OCO focuses on encouraging voting among new voters and people of color, director Amy Fitzgerald said. She said that of the roughly 8,000 voters they have called, only about 1,500 are Caucasian. “We believe in a fundamental need to change voter demographics across Oakland and across the USA,” Fitzgerald said.

One of the youngest campaigners was Maya Nuñez-Adler, 12, whose mother Katy works for OCO. When asked how long she’s worked on voter engagement, Maya said, “Like, my entire life.” It’s really important to volunteer, Maya said, and she plans to do it in the future as well, if she can reconcile it with her ambition to be a singer. One of her classmates from the Oakland School For the Arts, who like Maya had taken a day off from school to canvas, suggested that they sing at the doors of potential voters.

Father Aidan McAleenan, of St. Columba Catholic Church in North Oakland, said that he had told his congregation that it would be a sin not to vote Yes on Proposition 47, a state ballot initiative which would reclassify a half dozen felonies as misdemeanors, which supporters say would ease the burden on California’s criminal justice system and reduce penalties for low-level offenders. McAleenan, who came to California from Belfast 29 years ago, was also out with OCO today, and was busy planning the party for volunteers this evening as they watch the results come in. He said he had told churchgoers, “I expect everybody to vote, and vote right, and to vote like Jesus would.”

But getting out the vote can be a tough job. In over two hours of canvassing, one man spoke to Hawthorn through a closed door; another smiled toothlessly at her and tried to hug her; one woman said she would be voting as soon as she finished work. Many more were not home, but Hawthorn left door hangers with the address of the resident’s nearest polling place filled in by hand. “It’s incredibly important,” she said of knocking on doors. “And it’s also an extraordinary waste of time.” Hawthorn has been campaigning for Measure Z this election cycle with her church, and joined up with OCO after finding out that her regular community would not be going door-to-door today.

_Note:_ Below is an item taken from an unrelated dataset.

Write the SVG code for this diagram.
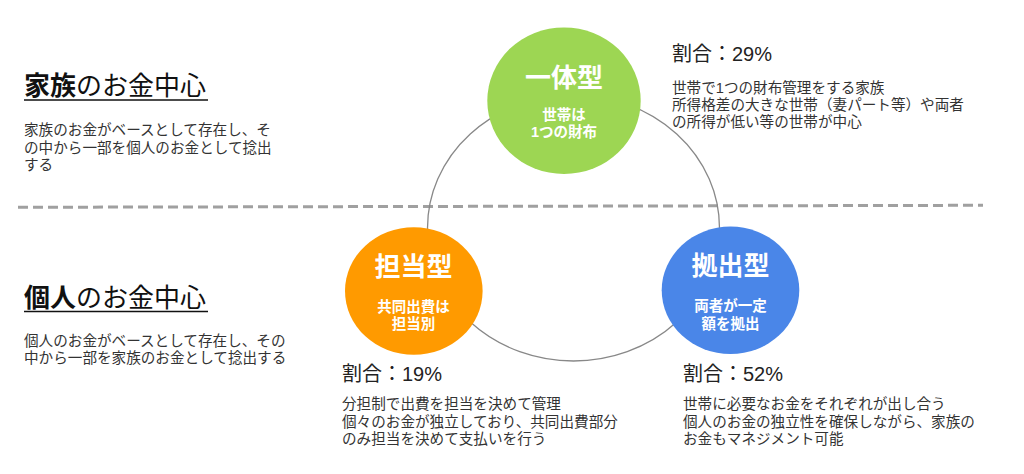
<svg xmlns="http://www.w3.org/2000/svg" width="1024" height="474" viewBox="0 0 1024 474">
<style>
text{font-family:"Liberation Sans","Noto Sans CJK JP",sans-serif}
.h{font-size:26px;fill:#111}
.hb{font-weight:bold}
.body{font-size:14.6px;fill:#333}
.pct{font-size:20px;fill:#222}
.ttl{font-size:26px;font-weight:bold;fill:#fff;text-anchor:middle}
.sub{font-size:14.5px;font-weight:bold;fill:#fff;text-anchor:middle}
.ul{stroke:#111;stroke-width:1.6}
</style>
<rect width="1024" height="474" fill="#fff"/>
<g id="connectors">
<line x1="18" y1="207.3" x2="983" y2="205.3" stroke="#a0a0a0" stroke-width="3" stroke-dasharray="10 5"/>
<ellipse cx="573.5" cy="228" rx="146" ry="133" fill="none" stroke="#888" stroke-width="1.3"/>
</g>
<g id="family-heading">
<text class="h" x="24" y="95"><tspan class="hb">家族</tspan>のお金中心</text>
<line class="ul" x1="24" y1="100" x2="208" y2="100"/>
<text class="body" x="24" y="135">家族のお金がベースとして存在し、そ</text>
<text class="body" x="24" y="152.5">の中から一部を個人のお金として捻出</text>
<text class="body" x="24" y="170">する</text>
</g>
<g id="personal-heading">
<text class="h" x="24" y="306.5"><tspan class="hb">個人</tspan>のお金中心</text>
<line class="ul" x1="24" y1="311.5" x2="208" y2="311.5"/>
<text class="body" x="24" y="346">個人のお金がベースとして存在し、その</text>
<text class="body" x="24" y="363">中から一部を家族のお金として捻出する</text>
</g>
<g id="ittai">
<ellipse cx="564" cy="100.7" rx="76.7" ry="73.3" fill="#9dd653"/>
<text class="ttl" x="564" y="86.5">一体型</text>
<text class="sub" x="564" y="119.7">世帯は</text>
<text class="sub" x="564" y="137">1つの財布</text>
</g>
<g id="ittai-info">
<text class="pct" x="672" y="61">割合：29%</text>
<text class="body" x="672" y="92.5">世帯で1つの財布管理をする家族</text>
<text class="body" x="672" y="109.5">所得格差の大きな世帯（妻パート等）や両者</text>
<text class="body" x="672" y="126.5">の所得が低い等の世帯が中心</text>
</g>
<g id="tanto">
<ellipse cx="413.8" cy="291" rx="68.8" ry="63.8" fill="#ff9a00"/>
<text class="ttl" x="413.5" y="275.5">担当型</text>
<text class="sub" x="413.5" y="311.5">共同出費は</text>
<text class="sub" x="413.5" y="329">担当別</text>
</g>
<g id="tanto-info">
<text class="pct" x="342" y="381">割合：19%</text>
<text class="body" x="342" y="409">分担制で出費を担当を決めて管理</text>
<text class="body" x="342" y="426.5">個々のお金が独立しており、共同出費部分</text>
<text class="body" x="342" y="444">のみ担当を決めて支払いを行う</text>
</g>
<g id="kyoshutsu">
<ellipse cx="730.5" cy="290.3" rx="68.8" ry="63.7" fill="#4a86e8"/>
<text class="ttl" x="730.5" y="275">拠出型</text>
<text class="sub" x="730.5" y="311">両者が一定</text>
<text class="sub" x="730.5" y="328.5">額を拠出</text>
</g>
<g id="kyoshutsu-info">
<text class="pct" x="683" y="381">割合：52%</text>
<text class="body" x="683" y="409">世帯に必要なお金をそれぞれが出し合う</text>
<text class="body" x="683" y="426.5">個人のお金の独立性を確保しながら、家族の</text>
<text class="body" x="683" y="444">お金もマネジメント可能</text>
</g>
</svg>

Once the 42 precincts in districts 1, 3, 5 and 7 have all been canvassed on foot, OCO volunteers will continue calling voters until shortly before the polls close. It’s an emotional day for many of the volunteers. “I almost started crying on my way to work this morning,” said Fitzgerald, who had been at OCO headquarters in East Oakland until near-midnight the night before preparing for Tuesday’s efforts. “It’s like Christmas, Fourth of July and my birthday all rolled into one.”